Ministry on the streets is different always... It's almost impossible to plan anything more than a few hours in advance, and weekly schedules are pretty much impractical. Even the kids who are borderline-off the streets... their lives are so full of mini-crises that it makes weekly schedules next to impossible to keep.
People come and go... backpackers, volunteers, missionaries... You learn to love people and enjoy the time you have until life sends them elsewhere and new folks arrive. And if you let your guard down a little, the beautiful medley of people who pass through here, who've experienced life from a different angle, will enrich and refine your worldview.
This all works well for me. I thrive on change and find myself dreadfully bored with consistency.
A work update:
I've been spending more time out on the streets lately... The group of kids that I've been working with for about 3 years now has scattered all over the city. So I'm now visiting groups at different bridges and parks all over town... It's so much more work... I've been bringing a couple of Canadian girls along with me a few days a week. They're both thinking about the possibility of coming back to live at Casa Koinonia early next year to join me in working with the street kids.
The couples with the babies are doing okay... Not good or bad, just okay. They come to the house several times a week... I spend a lot of time counseling them because there seems to be a new problem every week. But every time I plan a Bible study/discipleship thing with the girls, something comes up... a fight, a sick baby, a family crisis... It's so clearly the devil fighting against us...
My cleaning lady and teenage daughters are going through some really difficult times. They moved into Casa Koinonia in February, and I've been helping to support them. They needed to get away from a horrible husband/father, but the situation continues to get more complicated... The girls are dealing with pretty severe depression... Miriam is fighting hard to adapt to a new and more independent life, but it's a serious struggle...

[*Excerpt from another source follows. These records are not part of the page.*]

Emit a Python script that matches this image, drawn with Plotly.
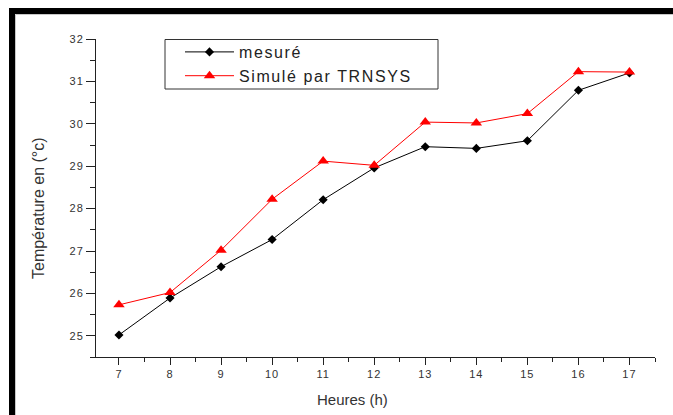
import plotly.graph_objects as go

hours = [7, 8, 9, 10, 11, 12, 13, 14, 15, 16, 17]
mesure = [25.02, 25.89, 26.63, 27.27, 28.21, 28.96, 29.46, 29.42, 29.60, 30.79, 31.20]
simule = [25.73, 26.02, 27.02, 28.22, 29.12, 29.02, 30.04, 30.02, 30.24, 31.23, 31.22]
name_mesure = "mesuré"
name_simule = "Simulé par TRNSYS"
x_title = "Heures (h)"
y_title = "Température en (°c)"

FONT = "Liberation Sans, Arial, sans-serif"
AXC = "#222222"

fig = go.Figure()
fig.add_trace(go.Scatter(
    x=hours, y=mesure, name=name_mesure, mode="lines+markers",
    line=dict(color="black", width=1),
    marker=dict(symbol="diamond", size=7, color="black"),
))
fig.add_trace(go.Scatter(
    x=hours, y=simule, name=name_simule, mode="lines+markers",
    line=dict(color="#ff0000", width=1),
    marker=dict(symbol="triangle-up", size=10, color="#ff0000"),
))

W, H = 673, 415
ml, mr, mt, mb = 96, 18, 39, 58
pw, ph = W - ml - mr, H - mt - mb


def px(xp):
    return (xp - ml) / pw


def py(yp):
    return (H - mb - yp) / ph


shapes = [
    # outer black frame (top and left)
    dict(type="rect", xref="paper", yref="paper", x0=px(9), x1=px(673), y0=py(14), y1=py(8),
         fillcolor="black", line=dict(width=0), layer="above"),
    dict(type="rect", xref="paper", yref="paper", x0=px(9), x1=px(15), y0=py(415), y1=py(8),
         fillcolor="black", line=dict(width=0), layer="above"),
    dict(type="line", xref="paper", yref="paper", x0=px(15.5), x1=px(673), y0=py(14.5), y1=py(14.5),
         line=dict(color="#c8c8c8", width=1)),
    dict(type="line", xref="paper", yref="paper", x0=px(15.5), x1=px(15.5), y0=py(415), y1=py(14.5),
         line=dict(color="#c8c8c8", width=1)),
    # legend box
    dict(type="rect", xref="paper", yref="paper", x0=px(165), x1=px(438), y0=py(89), y1=py(39.5),
         fillcolor="rgba(0,0,0,0)", line=dict(color="#333333", width=1), layer="above"),
]

annotations = [
    dict(text=x_title, xref="paper", yref="paper", x=px(352), y=py(399),
         xanchor="center", yanchor="middle", showarrow=False,
         font=dict(family=FONT, size=15, color="#333333")),
    dict(text=y_title, xref="paper", yref="paper", x=px(38), y=py(208),
         xanchor="center", yanchor="middle", showarrow=False, textangle=-90,
         font=dict(family=FONT, size=16, color="#333333")),
]

fig.update_layout(
    width=W, height=H,
    margin=dict(l=ml, r=mr, t=mt, b=mb, pad=0, autoexpand=False),
    paper_bgcolor="white", plot_bgcolor="white",
    font=dict(family=FONT, color="#333333"),
    showlegend=True,
    legend=dict(
        x=px(180), y=py(35), xanchor="left", yanchor="top",
        bgcolor="rgba(0,0,0,0)", borderwidth=0,
        font=dict(family=FONT, size=16, color="#222222"),
        itemwidth=49, tracegroupgap=0,
    ),
    shapes=shapes,
    annotations=annotations,
)

fig.update_xaxes(
    range=[6.55, 17.5], tick0=7, dtick=1, showgrid=False, zeroline=False, automargin=False,
    showline=True, linecolor=AXC, linewidth=1,
    ticks="outside", ticklen=7, tickcolor=AXC, tickwidth=1,
    minor=dict(ticks="outside", ticklen=4, dtick=0.5, tick0=7, tickcolor=AXC, showgrid=False),
    tickfont=dict(family=FONT, size=11, color="#333333"),
)
fig.update_yaxes(
    range=[24.5, 32], tick0=25, dtick=1, showgrid=False, zeroline=False, automargin=False,
    showline=True, linecolor=AXC, linewidth=1,
    ticks="outside", ticklen=9, tickcolor=AXC, tickwidth=1,
    minor=dict(ticks="outside", ticklen=5, dtick=0.5, tick0=25, tickcolor=AXC, showgrid=False),
    tickfont=dict(family=FONT, size=11, color="#333333"),
)

post = """
document.documentElement.style.margin='0';
document.body.style.margin='0';
document.body.style.padding='0';
document.body.style.overflow='hidden';
function sp(){
  document.querySelectorAll('.legend [clip-path]').forEach(function(e){e.removeAttribute('clip-path');});
  document.querySelectorAll('.legendtext').forEach(function(t){t.style.letterSpacing='1.6px';});
  document.querySelectorAll('.xtick text, .ytick text').forEach(function(t){t.style.letterSpacing='1px';});
}
sp();
"""

fig.write_html("out.html", post_script=post, config={"displayModeBar": False})
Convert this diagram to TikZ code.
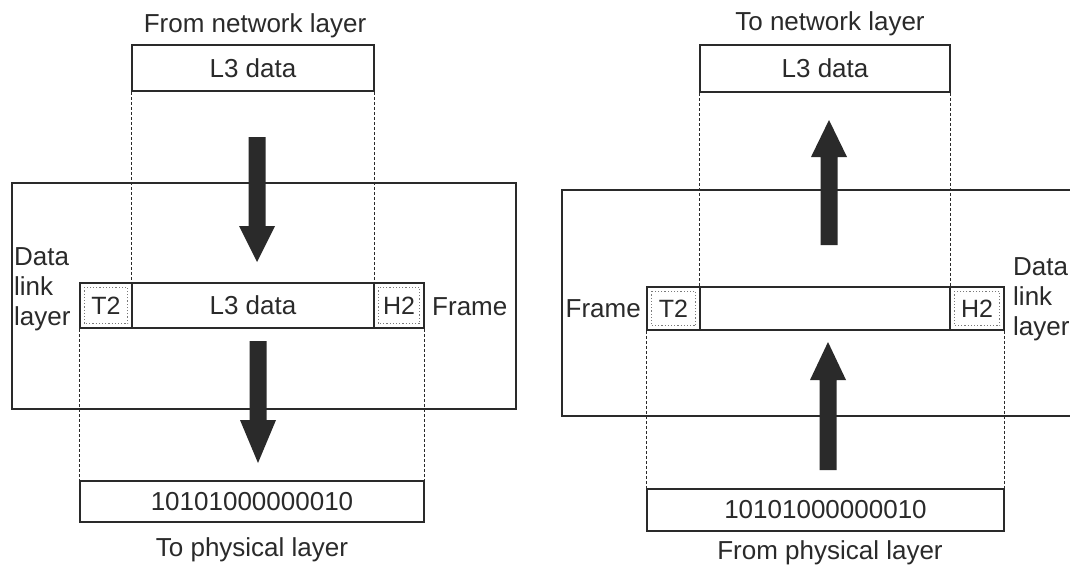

So everyday is different, and it's so hard to measure progress. I'm trying to set small goals... to have something sort of specific to be working towards. But people's lives are messy... I think it's really just a matter of being able to go with the flow while staying connected to the leading of the Holy Spirit... Without his guidance, the street kids would end up running my life.
(Have you seen the photo albums on the right side of this page???)
(Have you seen the photo albums on the right side of this page???)
2 comments:
these Fathers/husbands most with little education and having kind of hard or low wage jobs force family's members to work as pedlar or soheshines and some even worse let the kids in the streets to live and survive by themself. actually now in bolivia with double economic problems i hope it just not gonna raise.
Amy you are in my prayers.... God be with you sister! Remember to always look UP before you go forward. Times are tough we say but we couldn't survive one week where your at... May God bless your sacrifice!!